WHAT YOU SHOULD DO: Identify and copy all lines of the material where the string "using" is found.

— BEGIN INPUT ROWS —

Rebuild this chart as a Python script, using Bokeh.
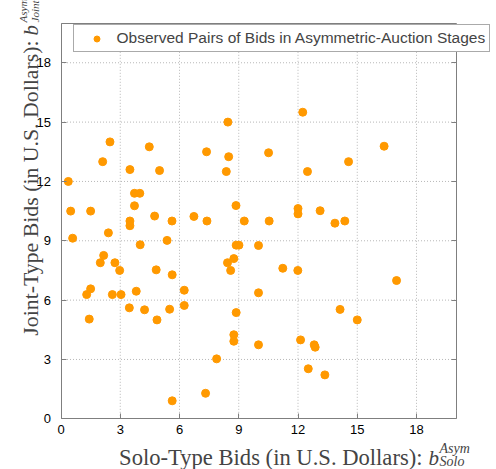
import math
from bokeh.plotting import figure
from bokeh.models import (ColumnDataSource, FixedTicker, LinearAxis, Label, Legend,
                          LegendItem, CustomJSTickFormatter, Range1d)
from bokeh.embed import file_html
from bokeh.resources import INLINE

# ---- data ----
solo_bids = [0.37, 0.49, 0.59, 1.50, 2.11, 2.48, 2.40, 3.49, 3.49, 3.49,
             3.72, 3.99, 3.72, 4.47, 4.99, 4.74, 5.37, 5.62, 6.73, 7.37,
             7.39, 8.45, 8.49, 8.37, 8.86, 9.28, 10.51, 10.54, 12.00, 12.00,
             12.24, 12.48, 13.12, 13.87, 14.37, 14.56, 16.36,
             1.99, 2.16, 2.73, 2.97, 1.30, 1.50, 1.43, 2.60, 3.04,
             3.81, 3.46, 4.23, 4.01, 4.82, 4.86, 5.50, 5.63, 6.24, 6.24,
             5.63, 7.32, 7.88, 8.43, 8.75, 8.59, 8.87, 9.01, 8.87, 8.75,
             8.75, 10.00, 10.00, 10.00, 11.23, 11.99, 12.13, 12.52, 12.82, 12.87,
             13.36, 14.13, 15.00, 16.99]
joint_bids = [12.00, 10.50, 9.13, 10.50, 13.00, 14.00, 9.40, 12.60, 10.00, 9.76,
              11.40, 11.40, 10.77, 13.75, 12.55, 10.25, 9.02, 10.00, 10.23, 13.50,
              10.00, 15.00, 13.25, 12.50, 10.78, 10.00, 13.45, 10.00, 10.63, 10.36,
              15.50, 12.50, 10.52, 9.89, 10.00, 13.00, 13.78,
              7.89, 8.26, 7.89, 7.50, 6.28, 6.57, 5.04, 6.28, 6.28,
              6.45, 5.61, 5.51, 8.80, 7.53, 5.00, 5.54, 7.28, 6.50, 5.73,
              0.91, 1.29, 3.03, 7.89, 8.10, 7.50, 8.78, 8.78, 5.37, 4.25,
              3.92, 8.76, 6.37, 3.74, 7.61, 7.50, 3.99, 2.53, 3.74, 3.62,
              2.22, 5.53, 5.00, 6.99]
tick_values = [0, 3, 6, 9, 12, 15, 18]
axis_limits = [0, 20]
legend_label = "Observed Pairs of Bids in Asymmetric-Auction Stages"
x_label_main = "Solo-Type Bids (in U.S. Dollars):"
y_label_main = "Joint-Type Bids (in U.S. Dollars):"
var_letter = "b"
sup_text = "Asym"
x_sub_text = "Solo"
y_sub_text = "Joint"

ORANGE = "#ff9900"
FRAME = "#7f7f7f"
SANS = "Liberation Sans"
SERIF = "Liberation Serif"

W, H = 496, 469
# pixel placement of the axes box inside the canvas
left_px, right_px, top_px, bottom_px = 60.5, 455.5, 22.7, 418.3
lo, hi = axis_limits
sx = (right_px - left_px) / (hi - lo)
sy = (bottom_px - top_px) / (hi - lo)
x_range = Range1d(lo - left_px / sx, hi + (W - right_px) / sx)
y_range = Range1d(lo - (H - bottom_px) / sy, hi + top_px / sy)

p = figure(width=W, height=H, output_backend="svg", toolbar_location=None,
           x_range=x_range, y_range=y_range, x_axis_location=None, y_axis_location=None,
           min_border=0)
p.outline_line_color = None
p.background_fill_color = "white"
p.border_fill_color = "white"
p.xgrid.visible = False
p.ygrid.visible = False

ticker = FixedTicker(ticks=tick_values)

# dotted grid limited to the axes box
grid_ticks = [t for t in tick_values if lo < t < hi]
p.segment(x0=grid_ticks, y0=[lo] * len(grid_ticks), x1=grid_ticks, y1=[hi] * len(grid_ticks),
          line_color="#b8b8b8", line_dash="1 2", line_width=1)
p.segment(x0=[lo] * len(grid_ticks), y0=grid_ticks, x1=[hi] * len(grid_ticks), y1=grid_ticks,
          line_color="#b8b8b8", line_dash="1 2", line_width=1)

src = ColumnDataSource(dict(x=solo_bids, y=joint_bids))
r = p.scatter("x", "y", source=src, size=8, fill_color=ORANGE, line_color=ORANGE)

blank = CustomJSTickFormatter(code="return ''")
for side, loc in (("below", lo), ("left", lo), ("above", hi), ("right", hi)):
    ax = LinearAxis(ticker=ticker, fixed_location=loc, bounds=(lo, hi),
                    major_tick_in=5, major_tick_out=0, minor_tick_line_color=None,
                    axis_line_color=FRAME, major_tick_line_color=FRAME,
                    major_label_text_font=SANS, major_label_text_font_size="13px",
                    major_label_text_color="black")
    if side in ("above", "right"):
        ax.formatter = blank
        ax.major_label_standoff = 0
    elif side == "below":
        ax.major_label_standoff = 6
    else:
        ax.major_label_standoff = 10
    p.add_layout(ax, side)

legend = Legend(items=[LegendItem(label=legend_label, renderers=[r])],
                location=(72.5, H - 52), padding=4, spacing=0, glyph_width=37, glyph_height=15,
                label_height=15, label_standoff=2, label_text_font=SANS,
                label_text_font_size="15.5px", border_line_color="#555555",
                border_line_width=1, background_fill_alpha=1.0, margin=0)
p.add_layout(legend, "center")

def lab(x, y, text, size, italic=False, angle=0.0, align="left"):
    p.add_layout(Label(x=x, y=y, x_units="screen", y_units="screen", text=text,
                       text_font=SERIF, text_font_style="italic" if italic else "normal",
                       text_font_size=size, text_baseline="alphabetic", angle=angle,
                       text_align=align))

# x-axis title with math-style variable
lab(422, H - 457, x_label_main, "22.6px", align="right")
lab(428, H - 457, var_letter, "21px", italic=True)
lab(439, H - 448, sup_text, "14px", italic=True)
lab(439, H - 461, x_sub_text, "14px", italic=True)

# y-axis title (rotated)
A = math.pi / 2
lab(30, H - 40, y_label_main, "21.8px", angle=A, align="right")
lab(30, H - 35, var_letter, "21px", italic=True, angle=A)
lab(22, H - 22, sup_text, "11px", italic=True, angle=A)
lab(34, H - 22, y_sub_text, "11px", italic=True, angle=A)

open("out.html", "w").write(file_html(p, INLINE))
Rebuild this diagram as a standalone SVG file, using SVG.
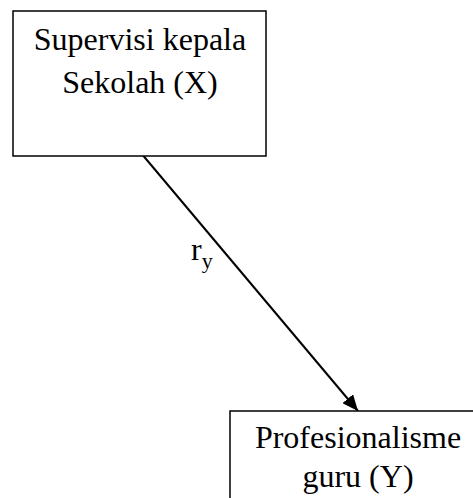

— END INPUT ROWS —

PROBLEM SOLUTION:
Rebuild this chart as a Python script, using Bokeh.
Rebuild this diagram as a standalone SVG file, using SVG.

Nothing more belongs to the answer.